'''

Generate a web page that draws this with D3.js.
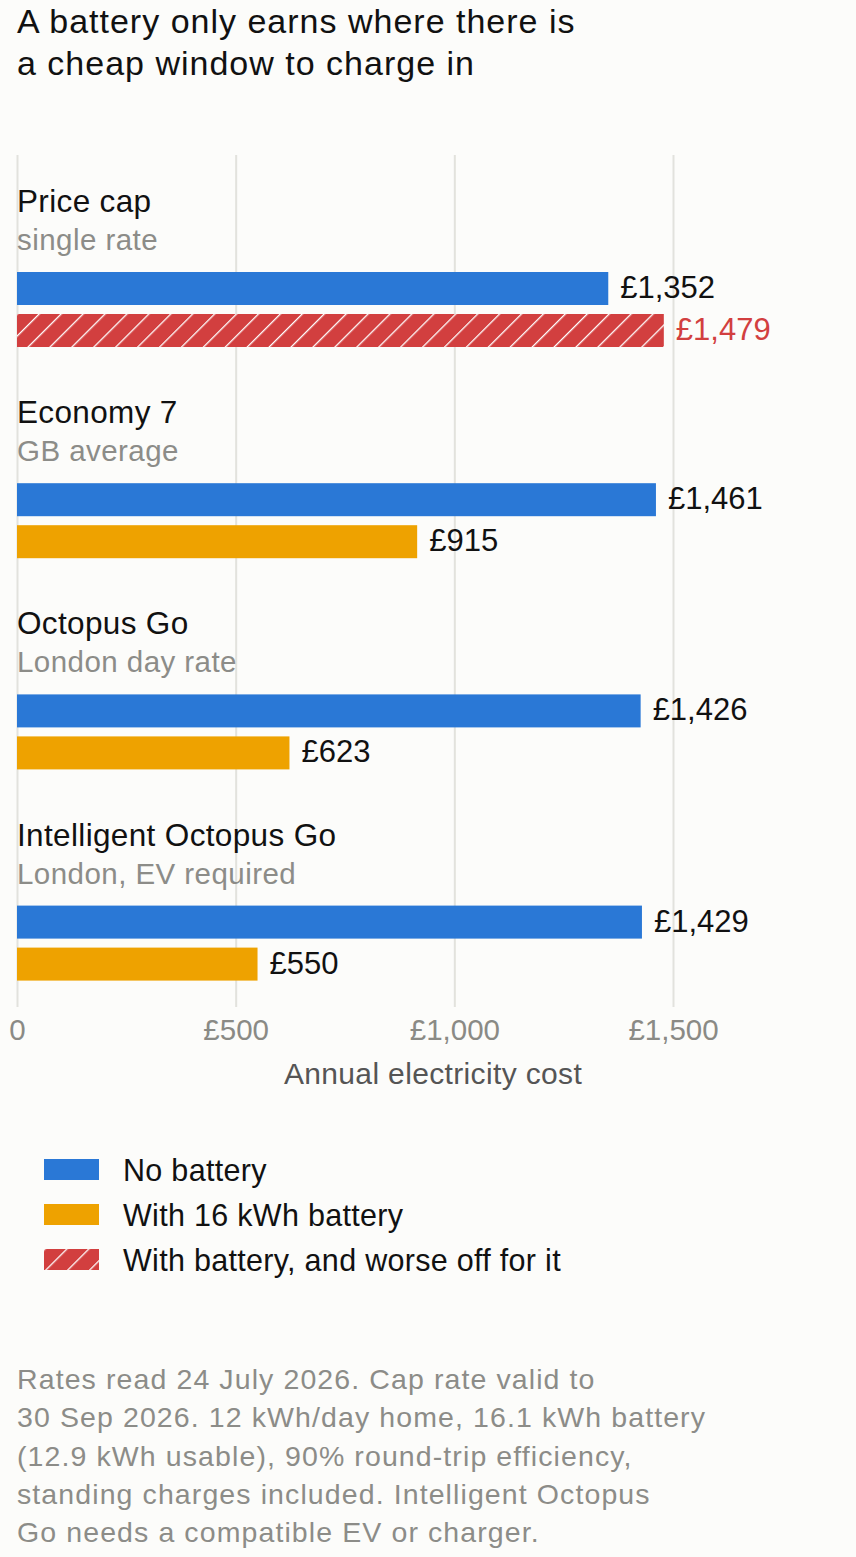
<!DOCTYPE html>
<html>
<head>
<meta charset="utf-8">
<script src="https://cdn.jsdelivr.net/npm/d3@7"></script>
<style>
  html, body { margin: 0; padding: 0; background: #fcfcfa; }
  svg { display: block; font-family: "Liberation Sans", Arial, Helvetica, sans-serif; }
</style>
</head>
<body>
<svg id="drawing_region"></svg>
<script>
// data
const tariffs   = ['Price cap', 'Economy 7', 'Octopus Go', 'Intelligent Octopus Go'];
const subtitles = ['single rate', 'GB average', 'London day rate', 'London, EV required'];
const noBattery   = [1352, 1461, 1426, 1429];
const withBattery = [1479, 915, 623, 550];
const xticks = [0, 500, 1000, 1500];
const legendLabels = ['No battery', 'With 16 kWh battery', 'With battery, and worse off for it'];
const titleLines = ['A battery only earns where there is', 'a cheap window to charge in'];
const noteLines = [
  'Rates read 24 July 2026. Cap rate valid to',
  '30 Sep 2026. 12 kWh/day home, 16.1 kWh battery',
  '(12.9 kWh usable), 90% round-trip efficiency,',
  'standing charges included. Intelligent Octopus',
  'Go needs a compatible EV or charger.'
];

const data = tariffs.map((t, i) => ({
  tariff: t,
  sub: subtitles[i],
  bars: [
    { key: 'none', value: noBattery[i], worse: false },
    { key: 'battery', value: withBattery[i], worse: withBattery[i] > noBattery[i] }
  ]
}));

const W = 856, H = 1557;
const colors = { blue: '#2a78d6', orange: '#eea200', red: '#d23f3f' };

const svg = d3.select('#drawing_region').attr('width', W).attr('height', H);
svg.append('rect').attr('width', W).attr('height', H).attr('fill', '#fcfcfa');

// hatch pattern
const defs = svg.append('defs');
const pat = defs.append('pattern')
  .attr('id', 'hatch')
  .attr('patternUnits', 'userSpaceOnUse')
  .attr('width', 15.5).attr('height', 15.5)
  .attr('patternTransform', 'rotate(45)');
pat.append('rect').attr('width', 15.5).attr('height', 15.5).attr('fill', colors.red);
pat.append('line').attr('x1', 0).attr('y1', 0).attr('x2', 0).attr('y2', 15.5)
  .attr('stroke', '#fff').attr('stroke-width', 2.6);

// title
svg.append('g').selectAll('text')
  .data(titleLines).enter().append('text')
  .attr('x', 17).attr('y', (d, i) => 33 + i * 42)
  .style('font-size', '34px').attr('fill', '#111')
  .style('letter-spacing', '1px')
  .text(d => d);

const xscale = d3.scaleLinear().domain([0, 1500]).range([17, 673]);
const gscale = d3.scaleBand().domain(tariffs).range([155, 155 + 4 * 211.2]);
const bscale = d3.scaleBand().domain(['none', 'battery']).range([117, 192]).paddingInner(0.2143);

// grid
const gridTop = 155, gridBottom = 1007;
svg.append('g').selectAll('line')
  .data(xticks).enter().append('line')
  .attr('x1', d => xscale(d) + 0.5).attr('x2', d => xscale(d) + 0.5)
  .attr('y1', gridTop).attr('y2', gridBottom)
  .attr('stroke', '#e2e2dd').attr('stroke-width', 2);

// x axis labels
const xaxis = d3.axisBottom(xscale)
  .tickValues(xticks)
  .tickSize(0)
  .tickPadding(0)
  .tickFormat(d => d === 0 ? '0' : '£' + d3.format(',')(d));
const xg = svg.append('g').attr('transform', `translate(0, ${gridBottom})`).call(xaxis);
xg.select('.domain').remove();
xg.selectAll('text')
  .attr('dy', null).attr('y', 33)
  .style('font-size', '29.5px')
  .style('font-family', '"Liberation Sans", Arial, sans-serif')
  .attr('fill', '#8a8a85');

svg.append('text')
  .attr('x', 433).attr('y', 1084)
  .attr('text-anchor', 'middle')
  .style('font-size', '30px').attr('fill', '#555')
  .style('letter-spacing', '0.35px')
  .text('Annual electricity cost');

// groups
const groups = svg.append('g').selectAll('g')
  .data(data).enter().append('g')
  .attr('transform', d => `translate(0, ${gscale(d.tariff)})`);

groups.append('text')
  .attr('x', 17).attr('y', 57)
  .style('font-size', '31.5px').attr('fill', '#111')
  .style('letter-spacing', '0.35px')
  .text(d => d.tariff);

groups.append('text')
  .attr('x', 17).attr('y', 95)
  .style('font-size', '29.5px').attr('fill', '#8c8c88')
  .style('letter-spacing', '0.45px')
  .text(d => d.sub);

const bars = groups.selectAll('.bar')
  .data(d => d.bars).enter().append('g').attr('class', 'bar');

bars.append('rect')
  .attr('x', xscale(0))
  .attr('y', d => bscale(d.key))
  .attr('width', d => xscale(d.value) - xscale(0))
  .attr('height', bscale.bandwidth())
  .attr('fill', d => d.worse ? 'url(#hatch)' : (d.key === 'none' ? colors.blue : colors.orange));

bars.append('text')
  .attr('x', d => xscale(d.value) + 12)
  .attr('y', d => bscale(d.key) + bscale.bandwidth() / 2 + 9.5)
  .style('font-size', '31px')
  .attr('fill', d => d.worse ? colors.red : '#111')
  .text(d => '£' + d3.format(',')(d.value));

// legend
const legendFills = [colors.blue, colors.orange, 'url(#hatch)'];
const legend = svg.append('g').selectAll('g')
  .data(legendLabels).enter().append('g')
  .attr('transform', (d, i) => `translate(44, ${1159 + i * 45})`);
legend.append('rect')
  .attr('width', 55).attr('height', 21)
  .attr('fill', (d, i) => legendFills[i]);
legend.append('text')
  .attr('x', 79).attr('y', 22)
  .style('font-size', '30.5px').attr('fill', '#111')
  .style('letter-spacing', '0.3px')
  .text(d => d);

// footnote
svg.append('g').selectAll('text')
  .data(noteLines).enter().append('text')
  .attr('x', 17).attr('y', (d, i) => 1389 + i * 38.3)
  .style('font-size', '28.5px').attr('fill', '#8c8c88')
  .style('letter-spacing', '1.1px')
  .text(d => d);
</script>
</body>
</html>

'''

• DIRECTIONS: Leave out the pictures and copy the rest of the material above exactly.

• EXERCISE RESPONSE:
Generate a web page that draws this with D3.js.
<!DOCTYPE html>
<html>
<head>
<meta charset="utf-8">
<script src="https://cdn.jsdelivr.net/npm/d3@7"></script>
<style>
  html, body { margin: 0; padding: 0; background: #fcfcfa; }
  svg { display: block; font-family: "Liberation Sans", Arial, Helvetica, sans-serif; }
</style>
</head>
<body>
<svg id="drawing_region"></svg>
<script>
// data
const tariffs   = ['Price cap', 'Economy 7', 'Octopus Go', 'Intelligent Octopus Go'];
const subtitles = ['single rate', 'GB average', 'London day rate', 'London, EV required'];
const noBattery   = [1352, 1461, 1426, 1429];
const withBattery = [1479, 915, 623, 550];
const xticks = [0, 500, 1000, 1500];
const legendLabels = ['No battery', 'With 16 kWh battery', 'With battery, and worse off for it'];
const titleLines = ['A battery only earns where there is', 'a cheap window to charge in'];
const noteLines = [
  'Rates read 24 July 2026. Cap rate valid to',
  '30 Sep 2026. 12 kWh/day home, 16.1 kWh battery',
  '(12.9 kWh usable), 90% round-trip efficiency,',
  'standing charges included. Intelligent Octopus',
  'Go needs a compatible EV or charger.'
];

const data = tariffs.map((t, i) => ({
  tariff: t,
  sub: subtitles[i],
  bars: [
    { key: 'none', value: noBattery[i], worse: false },
    { key: 'battery', value: withBattery[i], worse: withBattery[i] > noBattery[i] }
  ]
}));

const W = 856, H = 1557;
const colors = { blue: '#2a78d6', orange: '#eea200', red: '#d23f3f' };

const svg = d3.select('#drawing_region').attr('width', W).attr('height', H);
svg.append('rect').attr('width', W).attr('height', H).attr('fill', '#fcfcfa');

// hatch pattern
const defs = svg.append('defs');
const pat = defs.append('pattern')
  .attr('id', 'hatch')
  .attr('patternUnits', 'userSpaceOnUse')
  .attr('width', 15.5).attr('height', 15.5)
  .attr('patternTransform', 'rotate(45)');
pat.append('rect').attr('width', 15.5).attr('height', 15.5).attr('fill', colors.red);
pat.append('line').attr('x1', 0).attr('y1', 0).attr('x2', 0).attr('y2', 15.5)
  .attr('stroke', '#fff').attr('stroke-width', 2.6);

// title
svg.append('g').selectAll('text')
  .data(titleLines).enter().append('text')
  .attr('x', 17).attr('y', (d, i) => 33 + i * 42)
  .style('font-size', '34px').attr('fill', '#111')
  .style('letter-spacing', '1px')
  .text(d => d);

const xscale = d3.scaleLinear().domain([0, 1500]).range([17, 673]);
const gscale = d3.scaleBand().domain(tariffs).range([155, 155 + 4 * 211.2]);
const bscale = d3.scaleBand().domain(['none', 'battery']).range([117, 192]).paddingInner(0.2143);

// grid
const gridTop = 155, gridBottom = 1007;
svg.append('g').selectAll('line')
  .data(xticks).enter().append('line')
  .attr('x1', d => xscale(d) + 0.5).attr('x2', d => xscale(d) + 0.5)
  .attr('y1', gridTop).attr('y2', gridBottom)
  .attr('stroke', '#e2e2dd').attr('stroke-width', 2);

// x axis labels
const xaxis = d3.axisBottom(xscale)
  .tickValues(xticks)
  .tickSize(0)
  .tickPadding(0)
  .tickFormat(d => d === 0 ? '0' : '£' + d3.format(',')(d));
const xg = svg.append('g').attr('transform', `translate(0, ${gridBottom})`).call(xaxis);
xg.select('.domain').remove();
xg.selectAll('text')
  .attr('dy', null).attr('y', 33)
  .style('font-size', '29.5px')
  .style('font-family', '"Liberation Sans", Arial, sans-serif')
  .attr('fill', '#8a8a85');

svg.append('text')
  .attr('x', 433).attr('y', 1084)
  .attr('text-anchor', 'middle')
  .style('font-size', '30px').attr('fill', '#555')
  .style('letter-spacing', '0.35px')
  .text('Annual electricity cost');

// groups
const groups = svg.append('g').selectAll('g')
  .data(data).enter().append('g')
  .attr('transform', d => `translate(0, ${gscale(d.tariff)})`);

groups.append('text')
  .attr('x', 17).attr('y', 57)
  .style('font-size', '31.5px').attr('fill', '#111')
  .style('letter-spacing', '0.35px')
  .text(d => d.tariff);

groups.append('text')
  .attr('x', 17).attr('y', 95)
  .style('font-size', '29.5px').attr('fill', '#8c8c88')
  .style('letter-spacing', '0.45px')
  .text(d => d.sub);

const bars = groups.selectAll('.bar')
  .data(d => d.bars).enter().append('g').attr('class', 'bar');

bars.append('rect')
  .attr('x', xscale(0))
  .attr('y', d => bscale(d.key))
  .attr('width', d => xscale(d.value) - xscale(0))
  .attr('height', bscale.bandwidth())
  .attr('fill', d => d.worse ? 'url(#hatch)' : (d.key === 'none' ? colors.blue : colors.orange));

bars.append('text')
  .attr('x', d => xscale(d.value) + 12)
  .attr('y', d => bscale(d.key) + bscale.bandwidth() / 2 + 9.5)
  .style('font-size', '31px')
  .attr('fill', d => d.worse ? colors.red : '#111')
  .text(d => '£' + d3.format(',')(d.value));

// legend
const legendFills = [colors.blue, colors.orange, 'url(#hatch)'];
const legend = svg.append('g').selectAll('g')
  .data(legendLabels).enter().append('g')
  .attr('transform', (d, i) => `translate(44, ${1159 + i * 45})`);
legend.append('rect')
  .attr('width', 55).attr('height', 21)
  .attr('fill', (d, i) => legendFills[i]);
legend.append('text')
  .attr('x', 79).attr('y', 22)
  .style('font-size', '30.5px').attr('fill', '#111')
  .style('letter-spacing', '0.3px')
  .text(d => d);

// footnote
svg.append('g').selectAll('text')
  .data(noteLines).enter().append('text')
  .attr('x', 17).attr('y', (d, i) => 1389 + i * 38.3)
  .style('font-size', '28.5px').attr('fill', '#8c8c88')
  .style('letter-spacing', '1.1px')
  .text(d => d);
</script>
</body>
</html>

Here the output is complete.